N.B. You could also use python XML parsing libraries to strip out the elements you don't want. Using the python XMl parsing simplifies some of the complexity that I have ignored in my example (multiple lines etc). In lieu of a Python XML parsing example this question has some good answers re parsing XML in Python.

Cannonade
A: 

I would suggest not to use regular expression. XML should usually be handled with XML tools. Why not just use XSLT?

Daniel Brückner
This case is xml but many cases aren't.
Mr Grieves
I think he wants to use regexes to make the expression for choosing one of the values easy to construct. The alternative in XSLT would have about 100 matching templates, right?
hughdbrown
A: 

Is there some reason why you have discounted sed as an option? It seems to do exactly what you need with its substitute command and the RE engine supports back-references to minimize the number of REs you'll have to create.

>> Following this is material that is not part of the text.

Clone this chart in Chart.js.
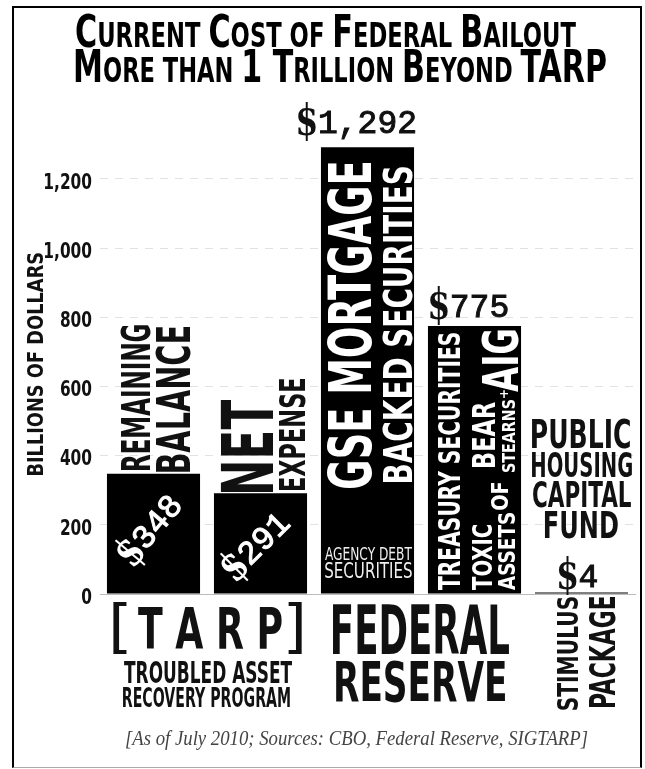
<!DOCTYPE html>
<html>
<head>
<meta charset="utf-8">
<script src="https://cdn.jsdelivr.net/npm/chart.js@4.4.1/dist/chart.umd.min.js"></script>
<style>
  html, body { margin: 0; padding: 0; background: #fff; }
  #wrap { position: relative; width: 645px; height: 769px; overflow: hidden; }
  #frame { position: absolute; left: 12px; top: 6px; width: 626px; height: 759px;
           border: 2px solid #000; border-bottom: 1px solid #aaa; }
  #chart { position: absolute; left: 0; top: 0; }
  #txt { position: absolute; left: 0; top: 0; pointer-events: none; }
</style>
</head>
<body>
<div id="wrap">
  <div id="frame"></div>
  <canvas id="chart" width="645" height="769"></canvas>
  <svg id="txt" width="645" height="769" xmlns="http://www.w3.org/2000/svg">
    <g font-family="'DejaVu Sans Condensed', 'DejaVu Sans', sans-serif" font-weight="bold" fill="#000">
      <text x="75" y="47" textLength="501" lengthAdjust="spacingAndGlyphs"><tspan font-size="44">C</tspan><tspan font-size="33">URRENT </tspan><tspan font-size="44">C</tspan><tspan font-size="33">OST OF </tspan><tspan font-size="44">F</tspan><tspan font-size="33">EDERAL </tspan><tspan font-size="44">B</tspan><tspan font-size="33">AILOUT</tspan></text>
      <text x="73" y="82" textLength="534" lengthAdjust="spacingAndGlyphs"><tspan font-size="44">M</tspan><tspan font-size="33">ORE THAN </tspan><tspan font-size="44">1 T</tspan><tspan font-size="33">RILLION </tspan><tspan font-size="44">B</tspan><tspan font-size="33">EYOND </tspan><tspan font-size="44">TARP</tspan></text>
    </g>
    <text x="125" y="745" font-family="'Liberation Serif', 'DejaVu Serif', serif" font-style="italic" font-size="20" fill="#444" textLength="463" lengthAdjust="spacingAndGlyphs">[As of July 2010; Sources: CBO, Federal Reserve, SIGTARP]</text>
  </svg>
</div>
<script>
// data (billions of dollars, July 2010)
const categories = ['Remaining Balance', 'Net Expense', 'GSE Mortgage Backed Securities',
                    'Treasury Securities / Toxic Assets', 'Public Housing Capital Fund'];
const values = [348, 291, 1292, 775, 4];
const tickValues = [0, 200, 400, 600, 800, 1000, 1200];

const COND = '"Liberation Sans Narrow", "DejaVu Sans Condensed", "Liberation Sans", sans-serif';
const SERIF = '"DejaVu Serif", "Liberation Serif", serif';
const MONO = '"Liberation Mono", "DejaVu Sans Mono", monospace';

// where the dollar amounts go, relative to each bar
const moneyPlace = [
    { inside: true, dx: -3.5, dy: -65, angle: -50 },
    { inside: true, dx: -4.5, dy: -49, angle: -45 },
    { dx: -10, dy: -14 },
    { dx: -5, dy: -9 },
    { dx: -3, dy: -6 }
];

// text boxes [text, 'h' or 'up', x0, y0, x1, y1, colour, weight]
const notes = [
    ['REMAINING', 'up', 121, 325, 150, 470, '#111', 'bold'],
    ['BALANCE', 'up', 155, 327, 190, 472, '#111', 'bold'],
    ['NET', 'up', 221, 400, 273, 492, '#111', 'bold'],
    ['EXPENSE', 'up', 278, 379, 305, 490, '#111', 'bold'],
    ['GSE MORTGAGE', 'up', 327, 163, 372, 488, '#fff', 'bold'],
    ['BACKED SECURITIES', 'up', 382, 167, 412, 482, '#fff', 'bold'],
    ['AGENCY DEBT', 'h', 325, 547, 412, 560, '#eee', 'normal'],
    ['SECURITIES', 'h', 325, 562, 412, 578, '#eee', 'normal'],
    ['TREASURY SECURITIES', 'up', 437, 333, 460, 590, '#fff', 'bold'],
    ['TOXIC', 'up', 472, 525, 492, 590, '#fff', 'bold'],
    ['ASSETS', 'up', 497, 513, 515, 590, '#fff', 'bold'],
    ['OF', 'up', 490, 483, 508, 510, '#fff', 'bold'],
    ['BEAR', 'up', 472, 402, 495, 467, '#fff', 'bold'],
    ['+', 'h', 500, 390, 508, 398, '#fff', 'bold'],
    ['STEARNS', 'up', 502, 400, 515, 472, '#fff', 'bold'],
    ['AIG', 'up', 480, 330, 518, 392, '#fff', 'bold'],
    ['PUBLIC', 'h', 532, 418, 630, 448, '#111', 'bold'],
    ['HOUSING', 'h', 532, 452, 632, 477, '#111', 'bold'],
    ['CAPITAL', 'h', 533, 480, 631, 507, '#111', 'bold'],
    ['FUND', 'h', 545, 510, 618, 538, '#111', 'bold'],
    ['[', 'h', 113, 602, 127, 655, '#111', 'normal'],
    ['T A R P', 'h', 138, 607, 282, 650, '#111', 'bold'],
    [']', 'h', 288, 602, 302, 655, '#111', 'normal'],
    ['TROUBLED ASSET', 'h', 124, 660, 292, 683, '#111', 'bold'],
    ['RECOVERY PROGRAM', 'h', 123, 687, 290, 707, '#111', 'bold'],
    ['FEDERAL', 'h', 333, 605, 509, 655, '#111', 'bold'],
    ['RESERVE', 'h', 336, 660, 505, 702, '#111', 'bold'],
    ['STIMULUS', 'up', 557, 597, 578, 710, '#111', 'bold'],
    ['PACKAGE', 'up', 588, 597, 615, 707, '#111', 'bold'],
    ['BILLIONS OF DOLLARS', 'up', 27, 253, 43, 475, '#111', 'bold']
];

// stretch a string so its ink fills len x hgt, centred on cx,cy
function fitText(ctx, txt, weight, family, cx, cy, len, hgt, angle, color) {
    ctx.save();
    ctx.font = weight + ' 100px ' + family;
    const m = ctx.measureText(txt);
    const w = m.actualBoundingBoxLeft + m.actualBoundingBoxRight;
    const h = m.actualBoundingBoxAscent + m.actualBoundingBoxDescent;
    ctx.translate(cx, cy);
    ctx.rotate(angle);
    ctx.scale(len / w, hgt / h);
    ctx.fillStyle = color;
    ctx.textAlign = 'left';
    ctx.textBaseline = 'alphabetic';
    ctx.fillText(txt, m.actualBoundingBoxLeft - w / 2, m.actualBoundingBoxAscent - h / 2);
    ctx.restore();
}

function moneyWidth(ctx, amount) {
    ctx.font = '33px ' + MONO;
    return 20 + ctx.measureText(amount).width;
}

// "$" + typewriter digits, origin at left end of baseline
function drawMoney(ctx, amount, ox, oy, angle, color) {
    ctx.save();
    ctx.translate(ox, oy);
    ctx.rotate(angle);
    fitText(ctx, '$', 'bold', SERIF, 9, -11, 18, 38, 0, color);
    ctx.font = '33px ' + MONO;
    ctx.fillStyle = color;
    ctx.strokeStyle = color;
    ctx.lineWidth = 1;
    ctx.textBaseline = 'alphabetic';
    ctx.fillText(amount, 20, 0);
    ctx.strokeText(amount, 20, 0);
    ctx.restore();
}

const annotations = {
    id: 'annotations',
    afterDatasetsDraw(chart) {
        const ctx = chart.ctx;
        const yScale = chart.scales.y;
        const area = chart.chartArea;
        const y0 = yScale.getPixelForValue(0);
        const sx = area.left - 100, sy = y0 - 594;

        // y tick labels
        ctx.save();
        ctx.font = 'bold 100px ' + COND;
        const z = ctx.measureText('0');
        const kx = 10.7 / z.width, ky = 16.5 / z.actualBoundingBoxAscent;
        ctx.fillStyle = '#111';
        ctx.textAlign = 'right';
        tickValues.forEach(v => {
            const py = yScale.getPixelForValue(v);
            ctx.save();
            ctx.translate(area.left - 8, py + 9.75);
            ctx.scale(kx, ky);
            ctx.fillText(v.toLocaleString('en-US'), 0, 0);
            ctx.restore();
        });
        ctx.restore();

        // dollar amounts
        chart.getDatasetMeta(0).data.forEach((bar, i) => {
            const amount = values[i].toLocaleString('en-US');
            const p = moneyPlace[i];
            const W = moneyWidth(ctx, amount);
            if (p.inside) {
                const a = p.angle * Math.PI / 180;
                const cx = bar.x + p.dx, cy = y0 + p.dy;
                const u = W / 2, v = -11;
                const ox = cx - (u * Math.cos(a) - v * Math.sin(a));
                const oy = cy - (u * Math.sin(a) + v * Math.cos(a));
                drawMoney(ctx, amount, ox, oy, a, '#fff');
            } else {
                drawMoney(ctx, amount, bar.x + p.dx - W / 2, bar.y + p.dy, 0, '#111');
            }
        });

        // labels
        notes.forEach(n => {
            const [txt, kind, x0, y0b, x1, y1, col, wt] = n;
            const a = x0 + sx, b = y0b + sy, c = x1 + sx, d = y1 + sy;
            if (kind === 'up') {
                fitText(ctx, txt, wt, COND, (a + c) / 2, (b + d) / 2, d - b, c - a, -Math.PI / 2, col);
            } else {
                fitText(ctx, txt, wt, COND, (a + c) / 2, (b + d) / 2, c - a, d - b, 0, col);
            }
        });
    }
};

new Chart(document.getElementById('chart'), {
    type: 'bar',
    data: {
        labels: categories,
        datasets: [{
            data: values,
            backgroundColor: '#000',
            borderWidth: 0,
            categoryPercentage: 1,
            barPercentage: 0.87
        }]
    },
    options: {
        responsive: false,
        animation: false,
        devicePixelRatio: 1,
        layout: { padding: { left: 13, right: 10, top: 144.4, bottom: 175 } },
        plugins: {
            legend: { display: false },
            tooltip: { enabled: false },
            title: { display: false }
        },
        scales: {
            x: {
                grid: { display: false },
                ticks: { display: false },
                border: { display: true, color: '#bbb', width: 1 },
                afterFit: s => { s.height = 0; }
            },
            y: {
                min: 0,
                max: 1300,
                ticks: { display: false },
                grid: { color: '#e2e2e2', lineWidth: 1, drawTicks: false },
                border: { display: false, dash: [8, 7] },
                afterBuildTicks: s => { s.ticks = tickValues.map(v => ({ value: v })); },
                afterFit: s => { s.width = 87; }
            }
        }
    }
    ,
    plugins: [annotations]
});
</script>
</body>
</html>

It's not whizz-bang at procedural code, so if you have a lot of decisions to make, you're better off writing something in Python/Perl, but it allows reasonably complex substitutions.

paxdiablo
Does SED work on multi-line regexes? I thought it was like AWK in this regard: it works on only single lines in sequence.
hughdbrown
According to wikipedia.org: "It reads input files line by line (sequentially), applying the operation which has been specified via the command line (or a sed script), and then outputs the line."
Mr Grieves
No, I wouldn't use it for anything more complicated but, if your search strings don't cross lines, it would be adequate. Anything more complicated I would do in Perl.
paxdiablo
IIRC, sed *can* be made to work with multiline regexes, but it quickly becomes really hairy. For complex substitutions, I'd go with Python / Perl.
Jeff Shannon
+1  A: 

I am not quite sure what your data looks like, but I would consider writing the tool in python in three passes:

  1. convert the file of XML path plus variable = value to lines of XML.path.variable=value
  2. apply massive regex to each line, possibly deleting line from output
  3. convert shortened list of XML.path.variable=value lines back to XML
hughdbrown
A: 

There're large number of module that could be used to handle xml.